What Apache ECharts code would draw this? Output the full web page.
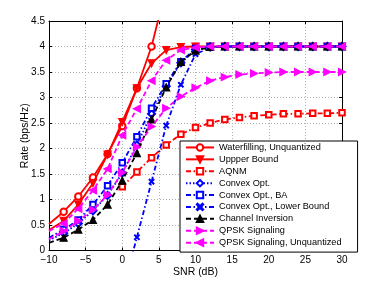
<!DOCTYPE html>
<html><head><meta charset="utf-8">
<script src="https://cdn.jsdelivr.net/npm/echarts@6/dist/echarts.min.js"></script>
<style>html,body{margin:0;padding:0;background:#fff}#c{width:377px;height:283px}</style>
</head><body><div id="c"></div>
<script>
// ---- data ----
const snr = [-10,-8,-6,-4,-2,0,2,4,6,8,10,12,14,16,18,20,22,24,26,28,30];
const waterfilling = [0.52,0.76,1.06,1.43,1.89,2.44,3.18,4.00,5.15,null,null,null,null,null,null,null,null,null,null,null,null];
const upperBound   = [0.40,0.58,0.90,1.32,1.88,2.52,3.18,3.67,3.93,3.99,4.00,4.00,4.00,4.00,4.00,4.00,4.00,4.00,4.00,4.00,4.00];
const aqnm         = [null,null,null,null,null,1.25,1.54,1.82,2.07,2.28,2.41,2.50,2.57,2.61,2.64,2.66,2.68,2.68,2.69,2.69,2.70];
const convexOpt    = [0.20,0.34,0.53,0.78,1.08,1.52,2.07,2.68,3.22,3.68,3.94,3.99,4.00,4.00,4.00,4.00,4.00,4.00,4.00,4.00,4.00];
const convexBA     = [0.25,0.41,0.60,0.90,1.27,1.72,2.23,2.79,3.27,3.70,3.96,4.00,4.00,4.00,4.00,4.00,4.00,4.00,4.00,4.00,4.00];
const convexLB     = [null,null,null,null,null,-0.83,0.26,1.35,2.45,3.25,3.85,3.98,4.00,4.00,4.00,4.00,4.00,4.00,4.00,4.00,4.00];
const channelInv   = [0.15,0.25,0.41,0.60,0.90,1.37,1.91,2.57,3.20,3.70,3.92,3.99,4.00,4.00,4.00,4.00,4.00,4.00,4.00,4.00,4.00];
const qpsk         = [0.22,0.38,0.58,0.80,1.09,1.53,2.03,2.43,2.79,3.02,3.19,3.33,3.40,3.45,3.47,3.49,3.50,3.50,3.50,3.50,3.50];
const qpskUnq      = [0.38,0.53,0.82,1.18,1.60,2.26,2.78,3.33,3.73,3.93,3.98,4.00,4.00,4.00,4.00,4.00,4.00,4.00,4.00,4.00,4.00];
const seriesNames = ['Waterfilling, Unquantized','Uppper Bound','AQNM','Convex Opt.','Convex Opt., BA','Convex Opt., Lower Bound','Channel Inversion','QPSK Signaling','QPSK Signaling, Unquantized'];
const xTicks = [-10,-5,0,5,10,15,20,25,30];
const xTickLabels = ['\u221210','\u22125','0','5','10','15','20','25','30'];
const yTickLabels = ['0','0.5','1','1.5','2','2.5','3','3.5','4','4.5'];
const xAxisTitle = 'SNR (dB)';
const yAxisTitle = 'Rate (bps/Hz)';

// ---- build ----
const FONT = 'Liberation Sans, Arial, Helvetica, sans-serif';
function pts(arr){
  const out = [];
  arr.forEach((v,i)=>{ if(v!==null){ const it={value:[snr[i],v]}; if(snr[i]===-10){it.symbol='none';} out.push(it);} });
  return out;
}
const DASH=[5,3], DASHDOT=[5,2.5,1.5,2.5], DOT=[1.5,2];
const xPath='path://M0,1.2L1.2,0L5,3.8L8.8,0L10,1.2L6.2,5L10,8.8L8.8,10L5,6.2L1.2,10L0,8.8L3.8,5Z';
const styles = [
  {data:waterfilling,color:'#ff0000',type:'solid',symbol:'emptyCircle',size:6.5,rot:0},
  {data:upperBound,color:'#ff0000',type:'solid',symbol:'triangle',size:7,rot:180},
  {data:aqnm,color:'#ff0000',type:DASHDOT,symbol:'emptyRect',size:5.5,rot:0},
  {data:convexOpt,color:'#0000ff',type:DOT,symbol:'emptyDiamond',size:7,rot:0},
  {data:convexBA,color:'#0000ff',type:DASHDOT,symbol:'emptyRect',size:5.5,rot:0},
  {data:convexLB,color:'#0000ff',type:DASHDOT,symbol:xPath,size:5,rot:0},
  {data:channelInv,color:'#000000',type:DASH,symbol:'triangle',size:7,rot:0},
  {data:qpsk,color:'#ff00ff',type:DASH,symbol:'triangle',size:7,rot:-90},
  {data:qpskUnq,color:'#ff00ff',type:DASH,symbol:'triangle',size:7,rot:90}
];
const series = styles.map((s,i)=>({
  name: seriesNames[i], type:'line', data: pts(s.data), clip:true,
  symbol:s.symbol, symbolSize:s.size, symbolRotate:s.rot, showAllSymbol:true,
  lineStyle:{color:s.color,width:1.8,type:s.type},
  itemStyle:{color:s.color,borderColor:s.color,borderWidth:1.2},
  emphasis:{disabled:true}, animation:false, z:2+i
}));
const gridLine = {show:true,lineStyle:{color:'#b0b0b0',type:[1,2],width:1}};
const option = {
  animation:false,
  backgroundColor:'#fff',
  grid:{left:49,right:35,top:21,bottom:32,show:false},
  xAxis:[{
    type:'value',min:-10,max:30,interval:5,position:'bottom',
    axisLine:{show:true,onZero:false,lineStyle:{color:'#000',width:1}},
    axisTick:{show:true,inside:true,length:3,lineStyle:{color:'#000'}},
    axisLabel:{color:'#000',fontSize:10,fontFamily:FONT,margin:5,formatter:v=>xTickLabels[xTicks.indexOf(v)]},
    splitLine:gridLine,
    name:xAxisTitle,nameLocation:'middle',nameGap:22,nameMoveOverlap:false,
    nameTextStyle:{color:'#000',fontSize:10.5,fontFamily:FONT,verticalAlign:'middle'}
  },{
    type:'value',min:-10,max:30,interval:5,position:'top',
    axisLine:{show:true,onZero:false,lineStyle:{color:'#000',width:1}},
    axisTick:{show:true,inside:true,length:3,lineStyle:{color:'#000'}},
    axisLabel:{show:false},splitLine:{show:false}
  }],
  yAxis:[{
    type:'value',min:0,max:4.5,interval:0.5,position:'left',
    axisLine:{show:true,onZero:false,lineStyle:{color:'#000',width:1}},
    axisTick:{show:true,inside:true,length:3,lineStyle:{color:'#000'}},
    axisLabel:{color:'#000',fontSize:10,fontFamily:FONT,margin:4,formatter:(v)=>yTickLabels[Math.round(v/0.5)]},
    splitLine:gridLine,
    name:yAxisTitle,nameLocation:'middle',nameGap:24,nameRotate:90,nameMoveOverlap:false,
    nameTextStyle:{color:'#000',fontSize:10.5,fontFamily:FONT,verticalAlign:'middle'}
  },{
    type:'value',min:0,max:4.5,interval:0.5,position:'right',
    axisLine:{show:true,onZero:false,lineStyle:{color:'#000',width:1}},
    axisTick:{show:true,inside:true,length:3,lineStyle:{color:'#000'}},
    axisLabel:{show:false},splitLine:{show:false}
  }],
  legend:{
    show:true,orient:'vertical',left:180,top:141,
    width:162,
    backgroundColor:'#fff',borderColor:'#000',borderWidth:1,
    padding:[1,16,4,5],itemGap:1,itemWidth:28,itemHeight:8,itemTextGap:4,
    textStyle:{color:'#000',fontSize:9.2,fontFamily:FONT,lineHeight:10.9},
    data:seriesNames,selectedMode:false
  },
  series:series
};
const chart = echarts.init(document.getElementById('c'),null,{renderer:'canvas'});
chart.setOption(option);
</script></body></html>
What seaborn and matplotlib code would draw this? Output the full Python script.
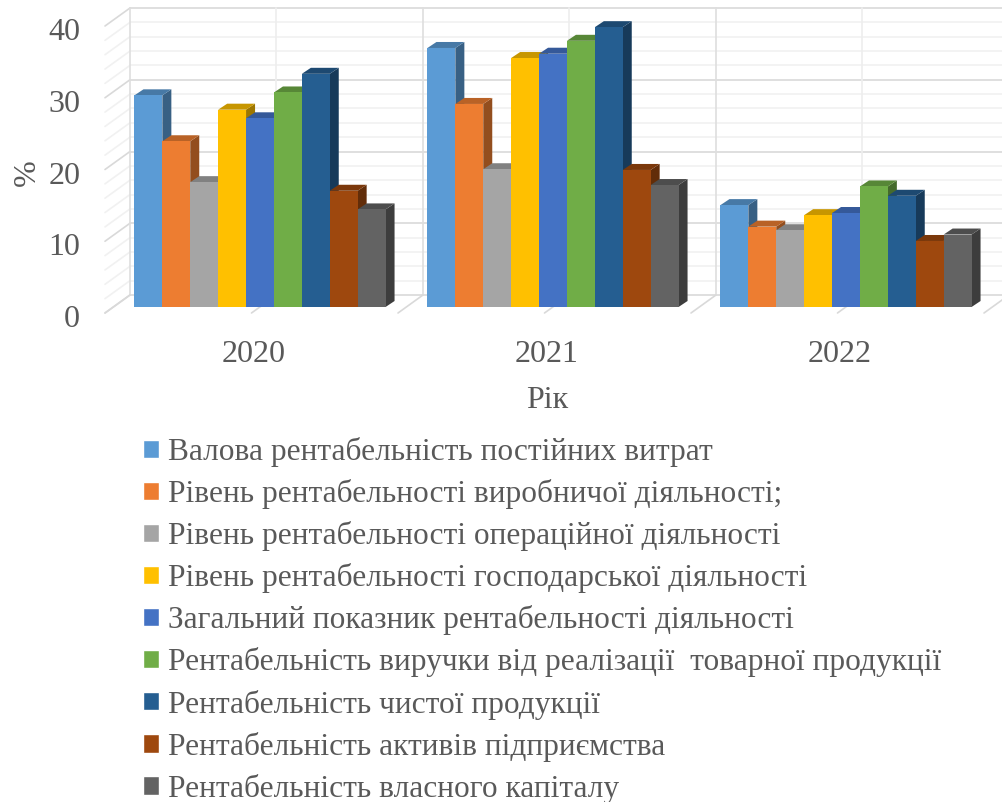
import matplotlib
matplotlib.use("Agg")
import matplotlib.pyplot as plt
import matplotlib.transforms as mtransforms
from matplotlib.colors import to_rgb
from matplotlib.lines import Line2D
from matplotlib.patches import Polygon
import pandas as pd
import seaborn as sns

years = ["2020", "2021", "2022"]
series_names = [
    "Валова рентабельність постійних витрат",
    "Рівень рентабельності виробничої діяльності;",
    "Рівень рентабельності операційної діяльності",
    "Рівень рентабельності господарської діяльності",
    "Загальний показник рентабельності діяльності",
    "Рентабельність виручки від реалізації  товарної продукції",
    "Рентабельність чистої продукції",
    "Рентабельність активів підприємства",
    "Рентабельність власного капіталу",
]
values_2020 = [29.5, 23.1, 17.4, 27.5, 26.3, 29.9, 32.5, 16.2, 13.6]
values_2021 = [36.1, 28.3, 19.2, 34.7, 35.3, 37.1, 39.0, 19.1, 17.0]
values_2022 = [14.2, 11.2, 10.7, 12.8, 13.1, 16.8, 15.5, 9.2, 10.1]
colors = ["#5B9BD5", "#ED7D31", "#A5A5A5", "#FFC000", "#4472C4",
          "#70AD47", "#255E91", "#9E480E", "#636363"]
y_ticks = [0, 10, 20, 30, 40]

TEXT = "#595959"

rows = []
for year, vals in zip(years, [values_2020, values_2021, values_2022]):
    for name, v in zip(series_names, vals):
        rows.append({"Рік": year, "показник": name, "value": v})
df = pd.DataFrame(rows)

sns.set_theme(style="white")
plt.rcParams["font.family"] = ["Liberation Serif", "DejaVu Serif"]

W, H = 1003, 802
fig = plt.figure(figsize=(W / 100, H / 100), dpi=100)
# axes sit on the plane of the bars' front faces, the "3D" box is drawn around it
ax = fig.add_axes([113.5 / W, (H - 307) / H, 879 / W, 287 / H])
ax.set_zorder(1)

sns.barplot(data=df, x="Рік", y="value", hue="показник", palette=colors,
            hue_order=series_names, order=years, width=0.857, saturation=1,
            gap=0, ax=ax)
ax.set_xlim(-0.5, 2.5)
ax.set_ylim(0, 40)
sns.despine(ax=ax, left=True, bottom=True, top=True, right=True)
ax.patch.set_alpha(0)


def darker(color, k):
    r, g, b = to_rgb(color)
    return (r * k, g * k, b * k)


# pixel offsets of back wall and front floor edge, and bar depth
BACK = (16.5, 12)
FRONT = (-8.5, -6)
DEPTH = (9, 6)
identity = mtransforms.IdentityTransform()
to_px = ax.transData.transform


def wall_line(p0, p1, color, lw=1.2):
    fig.add_artist(Line2D([p0[0], p1[0]], [p0[1], p1[1]], color=color, lw=lw,
                          transform=identity, zorder=0.5))


x_right = 2.5
for v in range(0, 41, 2):
    major = v % 10 == 0
    col = "#d9d9d9" if major else "#f1f1f1"
    x0, y0 = to_px((-0.5, v))
    x1, _ = to_px((x_right, v))
    wall_line((x0 + BACK[0], y0 + BACK[1]), (x1 + BACK[0], y0 + BACK[1]), col)
    wall_line((x0 + FRONT[0], y0 + FRONT[1]), (x0 + BACK[0], y0 + BACK[1]), col)

for k in range(7):
    xv = -0.5 + 0.5 * k
    px, py0 = to_px((xv, 0))
    _, py1 = to_px((xv, 40))
    col = "#dedede" if k % 2 == 0 else "#eeeeee"
    wall_line((px + BACK[0], py0 + BACK[1]), (px + BACK[0], py1 + BACK[1]), col)
    wall_line((px + FRONT[0], py0 + FRONT[1]), (px + BACK[0], py0 + BACK[1]), "#d9d9d9")

# side and top faces for each bar, painted left to right
for i, container in enumerate(ax.containers):
    for bar in container:
        x0, y0 = to_px((bar.get_x(), 0))
        x1, y1 = to_px((bar.get_x() + bar.get_width(), bar.get_height()))
        dx, dy = DEPTH
        color = colors[i]
        z = 3 + i
        bar.set_zorder(z + 0.5)
        bar.set_linewidth(0)
        side = [(x1, y0), (x1 + dx, y0 + dy), (x1 + dx, y1 + dy), (x1, y1)]
        top = [(x0, y1), (x1, y1), (x1 + dx, y1 + dy), (x0 + dx, y1 + dy)]
        ax.add_patch(Polygon(side, closed=True, fc=darker(color, 0.62), ec="none",
                             transform=identity, clip_on=False, zorder=z))
        ax.add_patch(Polygon(top, closed=True, fc=darker(color, 0.78), ec="none",
                             transform=identity, clip_on=False, zorder=z + 0.2))

# ticks
ax.set_yticks(y_ticks)
ax.tick_params(axis="both", length=0, labelsize=23, labelcolor=TEXT)
ax.tick_params(axis="y", pad=24)
ax.tick_params(axis="x", pad=24)
for lab in ax.get_yticklabels():
    lab.set_transform(lab.get_transform() + mtransforms.Affine2D().translate(0, -9))
for lab in ax.get_xticklabels():
    lab.set_transform(lab.get_transform() + mtransforms.Affine2D().translate(-6, 0))

ax.set_xlabel("Рік", fontsize=23, color=TEXT, va="center")
ax.xaxis.set_label_coords((547 - 113.5) / 879, (307 - 400) / 287)
ax.set_ylabel("%", fontsize=23, color=TEXT, va="center")
ax.yaxis.set_label_coords((27 - 113.5) / 879, (307 - 173) / 287)

handles, labels = ax.get_legend_handles_labels()
ax.legend(handles, labels, loc="upper left", frameon=False,
          bbox_to_anchor=(143 / W, 1 - 437 / H), bbox_transform=fig.transFigure,
          prop={"size": 22.6}, labelcolor=TEXT, borderpad=0, borderaxespad=0,
          handlelength=0.51, handleheight=0.51, handletextpad=0.28, labelspacing=0.385)

fig.savefig("out.png", dpi=100, facecolor="white")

★ ★ ★ ★ ★

» **Task brief**
Determine how many lines include the string "matplotlib". Give no answer but the number.

» **Solved exercise**
8